**Short exercise**
Write out each line that follows exactly as it stands, without the pictures.

**Information shown**
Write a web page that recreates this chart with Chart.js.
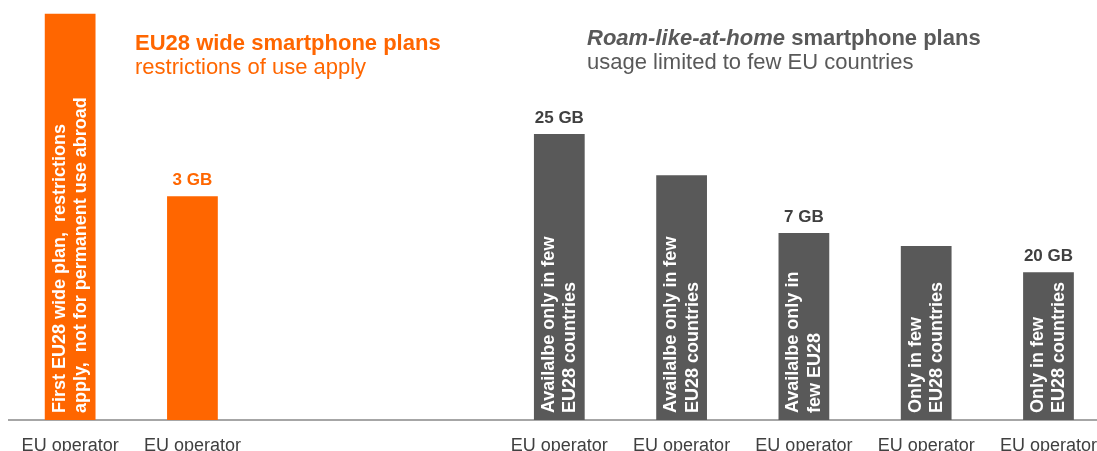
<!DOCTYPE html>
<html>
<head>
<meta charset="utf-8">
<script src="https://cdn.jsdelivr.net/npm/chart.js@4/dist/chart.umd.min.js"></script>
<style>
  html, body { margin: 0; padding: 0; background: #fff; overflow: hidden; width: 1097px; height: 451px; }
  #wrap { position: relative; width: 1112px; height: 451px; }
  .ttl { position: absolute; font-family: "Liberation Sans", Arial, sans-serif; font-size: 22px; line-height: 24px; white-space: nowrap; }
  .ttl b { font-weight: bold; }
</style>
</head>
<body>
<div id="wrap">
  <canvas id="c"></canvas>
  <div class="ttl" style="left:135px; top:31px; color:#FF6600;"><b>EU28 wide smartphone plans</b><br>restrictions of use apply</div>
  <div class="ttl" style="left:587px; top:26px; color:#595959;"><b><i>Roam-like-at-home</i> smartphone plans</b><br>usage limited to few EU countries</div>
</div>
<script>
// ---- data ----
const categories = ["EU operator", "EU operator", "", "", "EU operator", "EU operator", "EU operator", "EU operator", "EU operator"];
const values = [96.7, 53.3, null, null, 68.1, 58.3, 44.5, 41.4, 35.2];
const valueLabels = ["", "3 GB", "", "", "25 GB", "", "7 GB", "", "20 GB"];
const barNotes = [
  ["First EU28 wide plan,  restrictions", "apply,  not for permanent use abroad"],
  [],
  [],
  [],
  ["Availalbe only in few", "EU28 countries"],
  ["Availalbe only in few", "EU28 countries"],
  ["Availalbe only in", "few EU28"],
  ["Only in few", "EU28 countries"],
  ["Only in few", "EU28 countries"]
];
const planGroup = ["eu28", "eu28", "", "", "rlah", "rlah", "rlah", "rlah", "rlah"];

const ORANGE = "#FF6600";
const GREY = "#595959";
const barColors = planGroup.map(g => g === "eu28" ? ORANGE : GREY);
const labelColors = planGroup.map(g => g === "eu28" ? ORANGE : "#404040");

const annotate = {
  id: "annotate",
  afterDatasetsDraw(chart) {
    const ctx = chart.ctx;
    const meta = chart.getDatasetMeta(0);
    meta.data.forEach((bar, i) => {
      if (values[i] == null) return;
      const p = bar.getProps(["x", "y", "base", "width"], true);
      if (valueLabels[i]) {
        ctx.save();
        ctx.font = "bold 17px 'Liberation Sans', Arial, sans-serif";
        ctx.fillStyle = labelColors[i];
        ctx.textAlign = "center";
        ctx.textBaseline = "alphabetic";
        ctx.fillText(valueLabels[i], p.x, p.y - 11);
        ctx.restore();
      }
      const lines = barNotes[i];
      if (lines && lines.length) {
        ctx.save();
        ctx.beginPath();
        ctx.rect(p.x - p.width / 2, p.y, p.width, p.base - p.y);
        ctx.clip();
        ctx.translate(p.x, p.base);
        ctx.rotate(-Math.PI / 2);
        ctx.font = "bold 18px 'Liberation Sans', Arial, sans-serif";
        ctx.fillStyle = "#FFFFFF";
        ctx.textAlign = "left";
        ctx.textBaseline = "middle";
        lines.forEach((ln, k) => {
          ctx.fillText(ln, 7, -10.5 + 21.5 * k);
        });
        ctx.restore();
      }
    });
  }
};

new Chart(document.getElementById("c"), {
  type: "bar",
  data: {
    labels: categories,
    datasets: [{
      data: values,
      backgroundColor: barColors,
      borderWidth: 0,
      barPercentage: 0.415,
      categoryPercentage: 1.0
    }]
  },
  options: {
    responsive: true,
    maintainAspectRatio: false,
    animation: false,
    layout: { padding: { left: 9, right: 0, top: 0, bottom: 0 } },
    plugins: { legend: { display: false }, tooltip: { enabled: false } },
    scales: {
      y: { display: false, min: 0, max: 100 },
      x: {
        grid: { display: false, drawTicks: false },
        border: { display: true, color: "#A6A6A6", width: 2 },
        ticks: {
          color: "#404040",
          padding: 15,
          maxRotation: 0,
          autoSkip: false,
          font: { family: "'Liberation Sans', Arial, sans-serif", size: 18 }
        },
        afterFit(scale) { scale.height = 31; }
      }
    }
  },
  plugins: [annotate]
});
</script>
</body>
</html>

**Task response**
Write a web page that recreates this chart with Chart.js.
<!DOCTYPE html>
<html>
<head>
<meta charset="utf-8">
<script src="https://cdn.jsdelivr.net/npm/chart.js@4/dist/chart.umd.min.js"></script>
<style>
  html, body { margin: 0; padding: 0; background: #fff; overflow: hidden; width: 1097px; height: 451px; }
  #wrap { position: relative; width: 1112px; height: 451px; }
  .ttl { position: absolute; font-family: "Liberation Sans", Arial, sans-serif; font-size: 22px; line-height: 24px; white-space: nowrap; }
  .ttl b { font-weight: bold; }
</style>
</head>
<body>
<div id="wrap">
  <canvas id="c"></canvas>
  <div class="ttl" style="left:135px; top:31px; color:#FF6600;"><b>EU28 wide smartphone plans</b><br>restrictions of use apply</div>
  <div class="ttl" style="left:587px; top:26px; color:#595959;"><b><i>Roam-like-at-home</i> smartphone plans</b><br>usage limited to few EU countries</div>
</div>
<script>
// ---- data ----
const categories = ["EU operator", "EU operator", "", "", "EU operator", "EU operator", "EU operator", "EU operator", "EU operator"];
const values = [96.7, 53.3, null, null, 68.1, 58.3, 44.5, 41.4, 35.2];
const valueLabels = ["", "3 GB", "", "", "25 GB", "", "7 GB", "", "20 GB"];
const barNotes = [
  ["First EU28 wide plan,  restrictions", "apply,  not for permanent use abroad"],
  [],
  [],
  [],
  ["Availalbe only in few", "EU28 countries"],
  ["Availalbe only in few", "EU28 countries"],
  ["Availalbe only in", "few EU28"],
  ["Only in few", "EU28 countries"],
  ["Only in few", "EU28 countries"]
];
const planGroup = ["eu28", "eu28", "", "", "rlah", "rlah", "rlah", "rlah", "rlah"];

const ORANGE = "#FF6600";
const GREY = "#595959";
const barColors = planGroup.map(g => g === "eu28" ? ORANGE : GREY);
const labelColors = planGroup.map(g => g === "eu28" ? ORANGE : "#404040");

const annotate = {
  id: "annotate",
  afterDatasetsDraw(chart) {
    const ctx = chart.ctx;
    const meta = chart.getDatasetMeta(0);
    meta.data.forEach((bar, i) => {
      if (values[i] == null) return;
      const p = bar.getProps(["x", "y", "base", "width"], true);
      if (valueLabels[i]) {
        ctx.save();
        ctx.font = "bold 17px 'Liberation Sans', Arial, sans-serif";
        ctx.fillStyle = labelColors[i];
        ctx.textAlign = "center";
        ctx.textBaseline = "alphabetic";
        ctx.fillText(valueLabels[i], p.x, p.y - 11);
        ctx.restore();
      }
      const lines = barNotes[i];
      if (lines && lines.length) {
        ctx.save();
        ctx.beginPath();
        ctx.rect(p.x - p.width / 2, p.y, p.width, p.base - p.y);
        ctx.clip();
        ctx.translate(p.x, p.base);
        ctx.rotate(-Math.PI / 2);
        ctx.font = "bold 18px 'Liberation Sans', Arial, sans-serif";
        ctx.fillStyle = "#FFFFFF";
        ctx.textAlign = "left";
        ctx.textBaseline = "middle";
        lines.forEach((ln, k) => {
          ctx.fillText(ln, 7, -10.5 + 21.5 * k);
        });
        ctx.restore();
      }
    });
  }
};

new Chart(document.getElementById("c"), {
  type: "bar",
  data: {
    labels: categories,
    datasets: [{
      data: values,
      backgroundColor: barColors,
      borderWidth: 0,
      barPercentage: 0.415,
      categoryPercentage: 1.0
    }]
  },
  options: {
    responsive: true,
    maintainAspectRatio: false,
    animation: false,
    layout: { padding: { left: 9, right: 0, top: 0, bottom: 0 } },
    plugins: { legend: { display: false }, tooltip: { enabled: false } },
    scales: {
      y: { display: false, min: 0, max: 100 },
      x: {
        grid: { display: false, drawTicks: false },
        border: { display: true, color: "#A6A6A6", width: 2 },
        ticks: {
          color: "#404040",
          padding: 15,
          maxRotation: 0,
          autoSkip: false,
          font: { family: "'Liberation Sans', Arial, sans-serif", size: 18 }
        },
        afterFit(scale) { scale.height = 31; }
      }
    }
  },
  plugins: [annotate]
});
</script>
</body>
</html>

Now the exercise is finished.